Friday, November 8, 2024

Orion

One of the problems with the Orion Nebula is it is easiest to see and photograph when the weather is cold. I put out the Seestar last night and my fingers got really cold as I was fiddling with it, the phone app, and the flashlight I was using. The Orion image is a 45-minute stack (270 images), which actually took 101 minutes real time. The discrepancy must be due to a lag time between images and a high proportion of images that the software discards for whatever reason. I took five different stacks between 8 and 45 minutes, and the automatically-produced images all looked comparable except for some rotation. The 45-minute one is the only one I restacked.

Someone posted a Seestar image in our local Facebook group of Orion. That one had low contrast and very little color. I take the restacked JPG and run it through Photoshop. The Seestar has its limitations, but in my opinion taking these few extra steps produces an image that is 100 times better than the automatic image.

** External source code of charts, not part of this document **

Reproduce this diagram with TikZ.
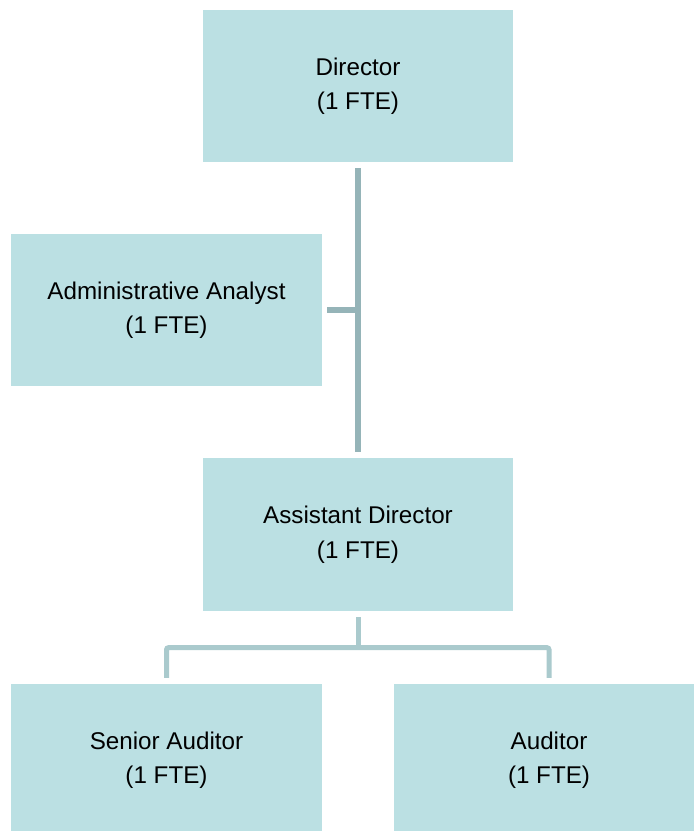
\documentclass[tikz,border=0pt]{standalone}
\usepackage{fontspec}
\setmainfont{Liberation Sans}
\usetikzlibrary{calc}
\definecolor{boxfill}{HTML}{BBE0E3}
\definecolor{linkupper}{HTML}{95B4B8}
\definecolor{linklower}{HTML}{AACACD}
\begin{document}
\begin{tikzpicture}[x=1pt,y=-1pt,
  post/.style={rectangle, fill=boxfill, draw=none, inner sep=0pt,
    minimum width=310pt, minimum height=152pt, align=center,
    text=black, font=\fontsize{24.2}{34.5}\selectfont},
  linkA/.style={draw=linkupper, line width=6pt},
  linkB/.style={draw=linklower, line width=5pt, rounded corners=2pt}]
\useasboundingbox (0,0) rectangle (694,831);
\fill[white] (0,0) rectangle (694,831);

% positions
\node[post] (dir) at (358,86) {Director\\(1 FTE)};
\node[post, minimum width=311pt] (adm) at (166.5,310) {Administrative Analyst\\(1 FTE)};
\node[post, minimum height=153pt] (ad) at (358,534.5) {Assistant Director\\(1 FTE)};
\node[post, minimum width=311pt] (sa) at (166.5,760) {Senior Auditor\\(1 FTE)};
\node[post] (au) at (549,760) {Auditor\\(1 FTE)};

% connectors: director to assistant director, with the analyst branch
\coordinate (dirbot) at ([yshift=-6pt]dir.south);
\coordinate (adtop) at ([yshift=6pt]ad.north);
\coordinate (admj) at ([xshift=5pt]adm.east);
\draw[linkA] (dirbot) -- (adtop);
\draw[linkA] (admj) -- (admj -| dirbot);

% connectors: assistant director to the auditors
\coordinate (adbot) at ([yshift=-6pt]ad.south);
\coordinate (sat) at ([yshift=6pt]sa.north);
\coordinate (aut) at ([yshift=6pt]au.north);
\coordinate (bus) at ($(adbot)+(0,30.5)$);
\draw[linkB] (adbot) -- (bus);
\draw[linkB] (sat) |- (bus) -| (aut);
\end{tikzpicture}
\end{document}
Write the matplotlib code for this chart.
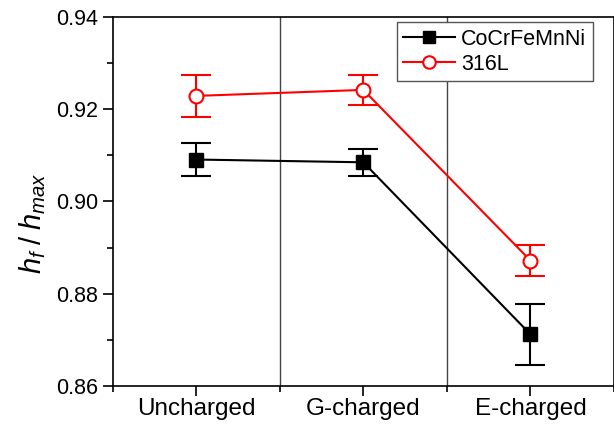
import matplotlib
matplotlib.use("Agg")
import matplotlib.pyplot as plt
from matplotlib.ticker import MultipleLocator, FixedLocator
from matplotlib.lines import Line2D

plt.rcParams['font.family'] = ['Liberation Sans', 'DejaVu Sans']
plt.rcParams['mathtext.fontset'] = 'custom'
plt.rcParams['mathtext.it'] = 'Liberation Sans:italic'
plt.rcParams['mathtext.rm'] = 'Liberation Sans'

categories = ["Uncharged", "G-charged", "E-charged"]
hea_vals = [0.9091, 0.9085, 0.8712]
hea_err = [0.0036, 0.0029, 0.0066]
ss_vals = [0.9229, 0.9242, 0.8872]
ss_err = [0.0045, 0.0032, 0.0034]

fig = plt.figure(figsize=(6.14, 4.26), dpi=100)
ax = fig.add_axes([0.1835, 0.094, 0.8165, 0.866])

x = list(range(1, len(categories) + 1))
ax.errorbar(x, hea_vals, yerr=hea_err, color='black', marker='s', markersize=10,
            linewidth=1.5, elinewidth=1.5, capsize=10.5, capthick=1.5,
            markerfacecolor='black', markeredgecolor='black', zorder=3)
ax.errorbar(x, ss_vals, yerr=ss_err, color='#ff0000', marker='o', markersize=10,
            linewidth=1.5, elinewidth=1.5, capsize=10.5, capthick=1.5,
            markerfacecolor='white', markeredgecolor='#ff0000', markeredgewidth=1.5,
            zorder=3)

for xv in [1.5, 2.5]:
    ax.axvline(xv, color='#444444', linewidth=1.0, zorder=1)

ax.set_xlim(0.5, 3.5)
ax.set_ylim(0.86, 0.94)
ax.set_xticks(x)
ax.set_xticklabels(categories, fontsize=17.5)
ax.xaxis.set_minor_locator(FixedLocator([0.5, 1.5, 2.5, 3.5]))
ax.yaxis.set_major_locator(MultipleLocator(0.02))
ax.yaxis.set_minor_locator(MultipleLocator(0.01))
ax.yaxis.set_major_formatter(matplotlib.ticker.FormatStrFormatter('%.2f'))
ax.tick_params(axis='y', labelsize=15.5)
ax.tick_params(which='major', direction='out', length=7, width=1.2)
ax.tick_params(which='minor', direction='out', length=4, width=1.2)
ax.tick_params(axis='x', pad=2)
for s in ax.spines.values():
    s.set_linewidth(1.2)

ax.set_ylabel(r'$h_f\;/\;h_{max}$', fontsize=21)
ax.yaxis.set_label_coords(-0.128, 0.44)

handles = [
    Line2D([], [], color='black', marker='s', markersize=9, linewidth=1.5),
    Line2D([], [], color='#ff0000', marker='o', markersize=9, linewidth=1.5,
           markerfacecolor='white', markeredgewidth=1.5),
]
leg = ax.legend(handles, ['CoCrFeMnNi', '316L'], loc='upper right',
                bbox_to_anchor=(0.958, 0.986), borderaxespad=0, fontsize=15.5,
                frameon=True, fancybox=False, edgecolor='#555555', framealpha=1,
                handlelength=2.4, borderpad=0.3, labelspacing=0.2, handletextpad=0.3)
leg.get_frame().set_linewidth(1.0)

fig.savefig("out.png", dpi=100)
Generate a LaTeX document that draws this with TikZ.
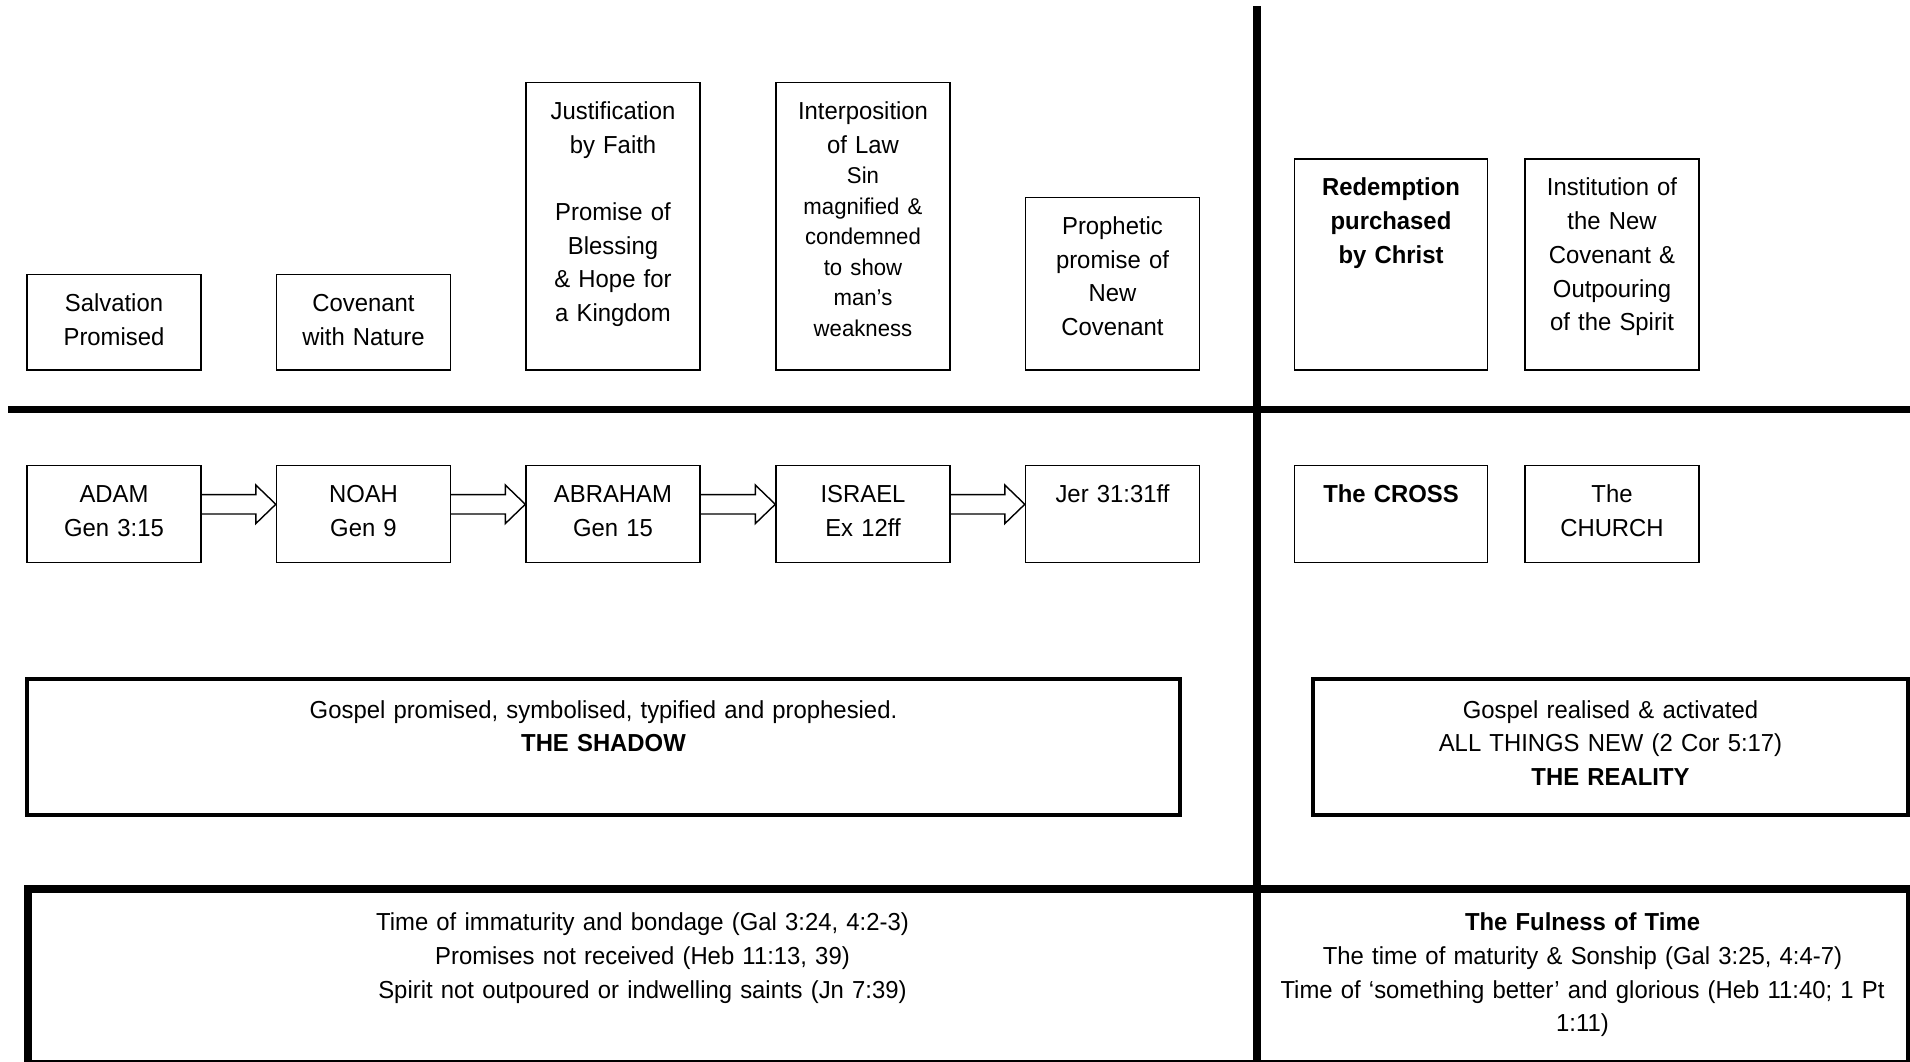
\documentclass[tikz,border=0pt]{standalone}
\usepackage{fontspec}
\setmainfont{Liberation Sans}[FakeStretch=0.97]
\usetikzlibrary{positioning}

\newcommand{\bodysize}{\fontsize{7pt}{9.6pt}\selectfont}
\newcommand{\smallsize}{\fontsize{6.5pt}{8.7pt}\selectfont}

\begin{document}
\begin{tikzpicture}[
    font=\bodysize,
    box/.style={draw, line width=.4pt, anchor=south, align=center,
      text width=1.74cm, inner sep=0pt,
      text height=3.7mm, text depth={#1-3.7mm}},
    panel/.style={draw, line width=1.15pt, anchor=north, align=center,
      inner sep=0pt, text height=3.9mm, text depth={#1-3.9mm}},
    cell/.style={anchor=north, align=center, inner sep=0pt, text height=4.1mm},
    rule/.style={line width=2.1pt},
    frame/.style={line width=1.15pt},
    hollow/.style={draw, line width=.4pt, to path={
        ([yshift=1.92mm]\tikztostart) -- ([xshift=-2mm,yshift=1.92mm]\tikztotarget)
        -- ([xshift=-2mm,yshift=2.88mm]\tikztotarget) -- ([yshift=.95mm]\tikztotarget)
        -- ([xshift=-2mm,yshift=-.98mm]\tikztotarget) -- ([xshift=-2mm,yshift=-.02mm]\tikztotarget)
        -- ([yshift=-.02mm]\tikztostart)}}
  ]

  \useasboundingbox (0,0) rectangle (19.1,10.61);
  \clip (0,0) rectangle (19.1,10.61);

  % what was given
  \begin{scope}
    \node[box=9.55mm]  (sal) at (1.14,6.905)   {Salvation\\Promised};
    \node[box=9.55mm]  (cov) at (3.635,6.905)  {Covenant\\with Nature};
    \node[box=28.75mm] (jus) at (6.13,6.905)   {Justification\\by Faith\\[9.6pt]Promise of\\Blessing\\\& Hope for\\a Kingdom};
    \node[box=28.75mm] (law) at (8.63,6.905)   {Interposition\\of Law\par\smallsize Sin\\magnified \&\\condemned\\to show\\man’s\\weakness\par};
    \node[box=17.25mm] (pro) at (11.125,6.905) {Prophetic\\promise of\\New\\Covenant};
    \node[box=21.1mm, text width=1.926cm, font=\bodysize\bfseries] (red) at (13.91,6.905) {Redemption\\purchased\\by Christ};
    \node[box=21.1mm]  (ins) at (16.12,6.905)  {Institution of\\the New\\Covenant \&\\Outpouring\\of the Spirit};
  \end{scope}

  % who and where
  \begin{scope}
    \node[box=9.7mm] (adam)   at (1.14,4.98)   {ADAM\\Gen 3:15};
    \node[box=9.7mm] (noah)   at (3.635,4.98)  {NOAH\\Gen 9};
    \node[box=9.7mm] (abr)    at (6.13,4.98)   {ABRAHAM\\Gen 15};
    \node[box=9.7mm] (isr)    at (8.63,4.98)   {ISRAEL\\Ex 12ff};
    \node[box=9.7mm] (jer)    at (11.125,4.98) {Jer 31:31ff};
    \node[box=9.7mm, text width=1.926cm, font=\bodysize\bfseries] (cross) at (13.91,4.98) {The CROSS};
    \node[box=9.7mm] (church) at (16.12,4.98)  {The\\CHURCH};

    \path (adam.east) edge[hollow] (noah.west);
    \path (noah.east) edge[hollow] (abr.west);
    \path (abr.east)  edge[hollow] (isr.west);
    \path (isr.east)  edge[hollow] (jer.west);
  \end{scope}

  \node[panel=13.6mm, text width=11.53cm] (shadow) at (6.035,3.84)
    {Gospel promised, symbolised, typified and prophesied.\\\textbf{THE SHADOW}};
  \node[panel=13.6mm, text width=5.95cm] (reality) at (16.105,3.84)
    {Gospel realised \& activated\\ALL THINGS NEW (2 Cor 5:17)\\\textbf{THE REALITY}};

  % dividers and the bottom frame
  \draw[rule] (0.08,6.515) -- (19.1,6.515);
  \draw[rule] (19.1,1.72) -- (0.28,1.72) -- (0.28,-0.1);
  \draw[frame] (19.08,1.72) -- (19.08,-0.01) -- (0.28,-0.01);
  \draw[rule] (12.57,10.55) -- (12.57,-0.1);

  \node[cell, text width=12cm] (bondage) at (6.425,1.72)
    {Time of immaturity and bondage (Gal 3:24, 4:2-3)\\Promises not received (Heb 11:13, 39)\\Spirit not outpoured or indwelling saints (Jn 7:39)};
  \node[cell, text width=6.4cm] (fulness) at (15.825,1.72)
    {\textbf{The Fulness of Time}\\The time of maturity \& Sonship (Gal 3:25, 4:4-7)\\Time of ‘something better’ and glorious (Heb 11:40; 1 Pt\\1:11)};

\end{tikzpicture}
\end{document}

While setting up, I noticed that Jupiter is particularly bright, so I aimed the Seestar at it for a few minutes. The bottom image is a stack of only six images, but going for a longer time would not have helped. I think the severe lens flare is from my neighbor's porch lights. The Seestar is not a good planetary scope, so really what I was going for with Jupiter was the Galilean moons. All four are visible, and from left to right are Ganymede, Io, Europa and Callisto.